New Delhi: The directors of a documentary film based on artistic expression in conflict-torn Jammu and Kashmir have approached Kerala High Court to allow its screening at International Documentary and Short Film Festival of Kerala.
In the Shade of Fallen Chinar, a 16-minute documentary by Fazil NC and Shawn Sebastian, is one of the three documentaries out of 200-odd films which were denied permission by Ministry of Information and Broadcasting for screening at the festival.
The other two documentaries denied permission – The Unbearable Being of Lightness and March, March, March – are based on Rohith Vemula and JNU students movement.
“I don’t think Ministry of Information and Broadcasting would have even bothered to watch our film. There’s a pattern to this denial of permission. If you look at these three issues (on which the documentaries are based), government has failed to address them. The government clearly doesn’t want to deal with it. There’s no space for independent voices to come out,” Fazil NC, one of the directors of In the Shade of Fallen Chinar, told ScoopWhoop News.
The Ministry hasn’t given a reason behind its decision to disallow the screenings of the three documentaries.
However, Fazil said, the denial has come as a “blessing in disguise” for them as it has widened the conversation over these topics.
“Our work is already out. When you try to lock out something, it will be jump out and come out. That’s what happened with Kashmir. You can’t block the narrative. You have to deal with it. There’s no choice,” Fazil said.
“We have now decided for screenings across Kerala. Universities and students unions have been calling us. The message has amplified. People want to look at it and know about it. It’s not just about believing what mainstream media is saying or sending out. That’s where art like documentaries come into play,” he said.
In the documentary, independent filmmakers Fazil and Sebastian weave a narrative of various young Kashmiri artists, living in a perpetual state of violence, and their artistic experience. The documentary projects everyday happenings of Kashmir valley through the music, paintings and photographs explaining the state of being in valley. At the centre of the documentary is a fallen chinar tree which acts as a canvas for painters to draw impressions of the militarization, violence and fear.

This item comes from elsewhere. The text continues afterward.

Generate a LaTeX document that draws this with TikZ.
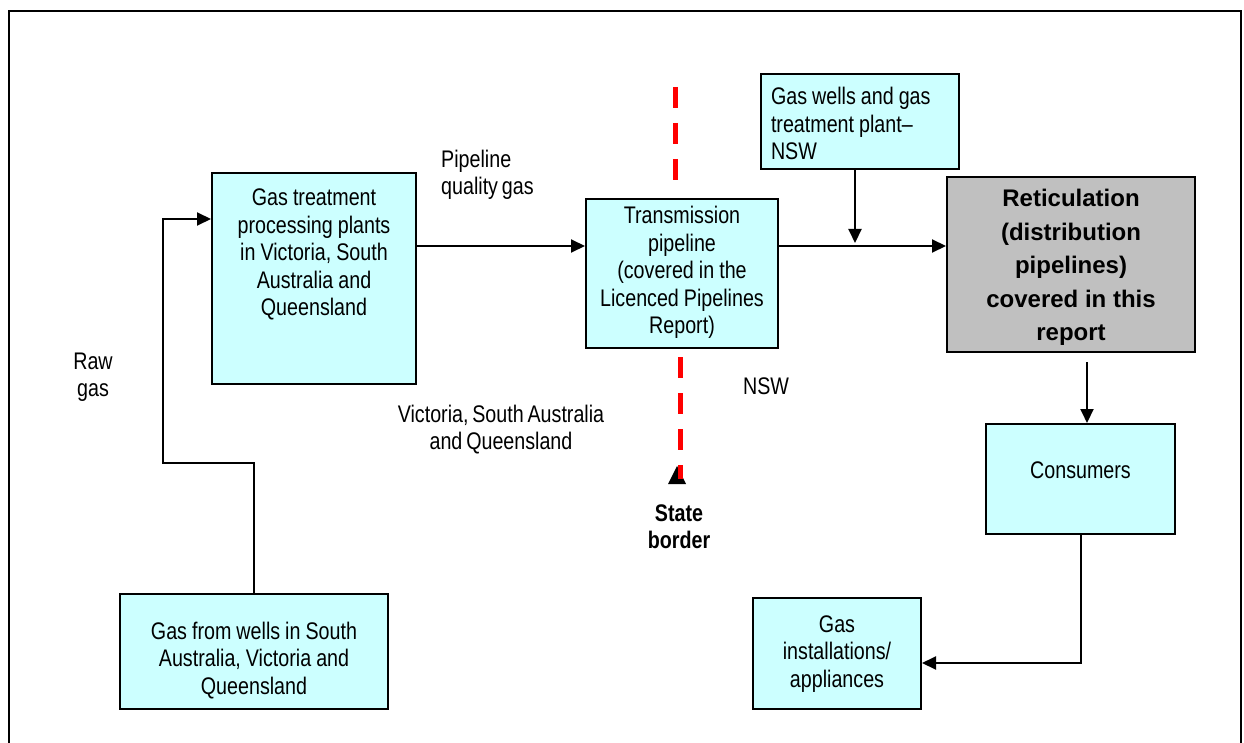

While the documentary was shot and released in 2016 on YouTube, it’s mandatory for documentaries to get censor exemption certificate from the Union Ministry for screening. But the filmmaker maintains there was “no problem” when the documentary was screened at state government-backed film festivals.
According to Fazil, a regular visitor of valley, the idea of documentary evolved with the time he spent with these young artists, some of who became his good friends.
“You need a lot of courage and understanding when you are talking about Kashmir. Most of the footage in the documentary is my personal interaction with them. We just tried to record and shoot what these people were doing. We were open to these things, you know. It was a different and more dignified approach…Even in a choked up space like Kashmir, people are hopeful. The sense of hope was too good,” he said.
Prior to the writ petition in the court, the Kerala State Chalachithra Academy had appealed to the I&B Ministry to allow screening of the movie.
“There is an undeclared ‘emergency’ now with the government telling us what to eat, what to read, and what to watch,” academy’s vice-chairperson Bina Paul said.
The film festival begins from June 16.
“We are hopeful to get a judgement in our favour in a day or two,” Fazil said.